Volcano Type: Caldera
Volcano Status: Pleistocene-Fumarolic
Last Known Eruption: Pleistocene
Summit Elevation: 3390 m 11,122 feet
Latitude: 37.70°N 37°42’0″N
Longitude: 118.87°W 118°52’0″W
Long Valley caldera, located at the boundary between the Sierra Nevada and the Basin and Range Province, is one of the largest Quaternary rhyolitic volcanic centers in North America. The caldera is elliptical in shape and 10 by 20 miles (15 by 30 km) in size. The elevation of the floor of the caldera is 6,500 feet (2,000 m) in the east and 8,500 feet (2600 m) in the west. The elevation of the walls of the caldera reach elevations of 9,800-11,500 feet (3000-3500 m) except in the east where the wall rises only 500 feet (150 m) to an elevation of 7,550 feet (2,300 m).

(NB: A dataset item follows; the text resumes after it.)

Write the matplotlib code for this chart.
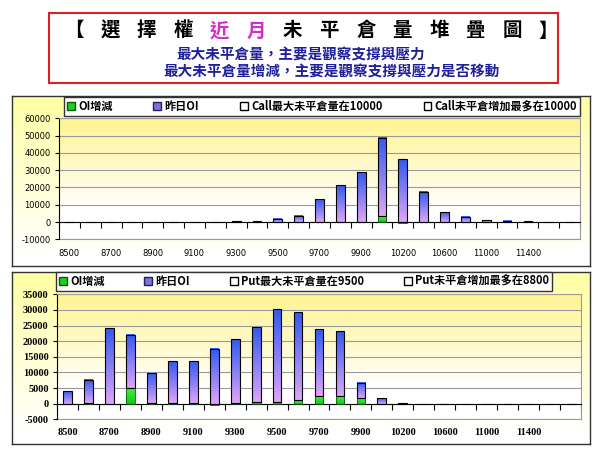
import numpy as np
import matplotlib
matplotlib.use('Agg')
import matplotlib.pyplot as plt
from matplotlib.patches import Patch, Rectangle

plt.rcParams['font.family'] = ['Noto Sans CJK TC', 'DejaVu Sans']

# 履約價 (x 軸類別)
strikes = ['8500', '8600', '8700', '8800', '8900', '9000', '9100', '9200',
           '9300', '9400', '9500', '9600', '9700', '9800', '9900', '10000',
           '10200', '10400', '10600', '10800', '11000', '11200', '11400',
           '11600', '11800']

# Call: OI增減 / 昨日OI
call_chg = [0, 0, 0, 0, 0, 0, 0, 0, 0, 0, 0, 0, 0, 200, 0, 3200,
            -300, 0, 0, 0, 0, 0, 0, 0, 0]
call_oi = [0, 0, 0, 0, 0, 0, 0, 0, 500, 400, 1900, 3600, 13250, 20950, 28850, 45300,
           36350, 17500, 5750, 2900, 1150, 600, 400, 0, 0]

# Put: OI增減 / 昨日OI
put_chg = [0, 200, 0, 5100, 300, 200, 200, -300, 200, 500, 550, 1280, 2560, 2560, 1800, 0,
           0, 0, 0, 0, 0, 0, 0, 0, 0]
put_oi = [3950, 7400, 24300, 17000, 9500, 13400, 13400, 17650, 20350, 23900, 29650, 28100,
          21200, 20550, 4800, 1800, 300, 0, 0, 0, 0, 0, 0, 0, 0]

call_labels = ['OI增減', '昨日OI', 'Call最大未平倉量在10000', 'Call未平倉增加最多在10000']
put_labels = ['OI增減', '昨日OI', 'Put最大未平倉量在9500', 'Put未平倉增加最多在8800']

title_chars = list('【選擇權近月未平倉量堆疊圖】')
highlight = '近月'
sub1 = '最大未平倉量，主要是觀察支撐與壓力'
sub2 = '最大未平倉量增減，主要是觀察支撐與壓力是否移動'

W, H = 600, 450
fig = plt.figure(figsize=(6, 4.5), dpi=100)


def box(x0, y0, x1, y1):
    # pixel box (top-left origin) -> figure rect
    return [x0 / W, 1 - y1 / H, (x1 - x0) / W, (y1 - y0) / H]


def vgrad(top, bottom, n=64, stop=1.0):
    t = np.clip(np.linspace(0, 1, n) / stop, 0, 1)[:, None]
    c = np.array(top)[None, :] * (1 - t) + np.array(bottom)[None, :] * t
    return c[:, None, :] / 255


def fill(ax, bars, top, bot):
    # gradient inside each bar
    for r in bars:
        h = r.get_height()
        if h == 0:
            continue
        x0, y0 = r.get_x(), r.get_y()
        ax.imshow(vgrad(top, bot), extent=[x0, x0 + r.get_width(), min(y0, y0 + h), max(y0, y0 + h)],
                  aspect='auto', zorder=2, interpolation='bilinear')
        r.set_facecolor('none')


def panel(rect):
    bg = fig.add_axes(box(*rect))
    bg.imshow(vgrad((255, 255, 165), (255, 255, 255), stop=0.95), extent=[0, 1, 0, 1], aspect='auto')
    bg.set_xticks([])
    bg.set_yticks([])
    for s in bg.spines.values():
        s.set_color('#333333')
        s.set_linewidth(1)


def chart(rect, chg, oi, ylim, step, font, xpad):
    ax = fig.add_axes(box(*rect))
    ax.set_facecolor('none')
    ax.imshow(vgrad((255, 244, 145), (255, 255, 255), stop=0.75), extent=[0, 1, 0, 1],
              transform=ax.transAxes, aspect='auto', zorder=0)
    x = np.arange(len(strikes))
    chg = np.array(chg)
    base = np.where(chg > 0, chg, 0)
    g = ax.bar(x, chg, 0.42, edgecolor='#0a5a0a', lw=0.6, zorder=3)
    p = ax.bar(x, oi, 0.42, bottom=base, edgecolor='black', lw=0.8, zorder=3)
    fill(ax, g, (70, 240, 70), (20, 200, 20))
    fill(ax, p, (50, 90, 240), (222, 165, 248))

    ax.set_xlim(-0.5, len(strikes) - 0.5)
    ax.set_ylim(*ylim)
    yt = np.arange(ylim[0], ylim[1] + 1, step)
    ax.set_yticks(yt, labels=[str(v) for v in yt], **font)
    ax.tick_params(axis='y', length=3, width=0.8, pad=3)
    ax.yaxis.grid(True, color='#9a9a9a', lw=0.8)
    ax.set_axisbelow(True)

    # category axis crosses at 0, labels at the low end
    ax.spines['bottom'].set_position(('data', 0))
    ax.spines['bottom'].set_color('black')
    ax.set_xticks(np.arange(len(strikes) + 1) - 0.5)
    ax.tick_params(axis='x', length=4, width=0.8, direction='out', labelbottom=False)
    for s in ['top', 'right']:
        ax.spines[s].set_color('#9a9a9a')
    ax.spines['left'].set_color('black')

    sec = ax.secondary_xaxis(0.0)
    sec.set_xticks(x[0:23:2], labels=strikes[0:23:2], **font)
    sec.tick_params(length=0, pad=xpad)
    sec.spines['bottom'].set_color('#9a9a9a')
    return ax


def legend(labels, rect):
    handles = [Patch(fc='#22cc22', ec='#0a5a0a'), Patch(fc='#8070e0', ec='#222255'),
               Patch(fc='white', ec='black'), Patch(fc='white', ec='black')]
    x0, y0, x1, y1 = rect
    fig.legend(handles, labels, loc='upper left', bbox_to_anchor=(x0 / W, 1 - y1 / H, (x1 - x0) / W, (y1 - y0) / H),
               mode='expand', ncol=4, borderaxespad=0, borderpad=0.25, handlelength=0.7, handleheight=0.7,
               handletextpad=0.3, fancybox=False, edgecolor='#333333', framealpha=1,
               prop={'family': ['Noto Sans CJK TC', 'DejaVu Sans'], 'weight': 'bold', 'size': 8})


# 標題
fig.add_artist(Rectangle((49 / W, 1 - 83 / H), 509 / W, 70 / H, transform=fig.transFigure,
                         fc='white', ec='#dd2222', lw=1.5))
for ch, xx in zip(title_chars, np.linspace(73.5, 548.5, len(title_chars))):
    fig.text(xx / W, 1 - 31 / H, ch, fontsize=14, weight='bold', ha='center', va='center',
             color='#d030c8' if ch in highlight else 'black')
fig.text(301 / W, 1 - 55 / H, sub1, fontsize=10.5, weight='bold', color='#1f1f9a', ha='center', va='center')
fig.text(332 / W, 1 - 72 / H, sub2, fontsize=10.5, weight='bold', color='#1f1f9a', ha='center', va='center')

# Call
panel((12, 96, 590, 266))
chart((59, 118.3, 580, 239.3), call_chg, call_oi, (-10000, 60000), 10000,
      {'fontsize': 6, 'family': 'DejaVu Sans'}, 7)
legend(call_labels, (64, 97, 580, 114))

# Put
panel((12, 272, 590, 444))
chart((57, 294.3, 581, 419.3), put_chg, put_oi, (-5000, 35000), 5000,
      {'fontsize': 7.5, 'family': 'Liberation Serif', 'weight': 'bold'}, 6)
legend(put_labels, (56, 272, 552, 288))

fig.savefig('out.png', dpi=100)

The large 17 x 32 km Long Valley caldera east of the central Sierra Nevada Range formed as a result of the voluminous Bishop Tuff eruption about 760,000 years ago. Resurgent doming in the central part of the caldera occurred shortly afterwards, followed by rhyolitic eruptions from the caldera moat and the eruption of rhyodacite from outer ring fracture vents, ending about 50,000 years ago. During early resurgent doming the caldera was filled with a large lake that left strandlines on the caldera walls and the resurgent dome island; the lake eventually drained through the Owens River Gorge. The caldera remains thermally active, with many hot springs and fumaroles, and has had significant deformation, seismicity, and other unrest in recent years. The late-Pleistocene to Holocene Inyo Craters cut the NW topographic rim of the caldera, and along with Mammoth Mountain on the SW topographic rim, are west of the structural caldera and are chemically and tectonically distinct from the Long Valley magmatic system.
Originally posted 2010-08-16 08:24:40.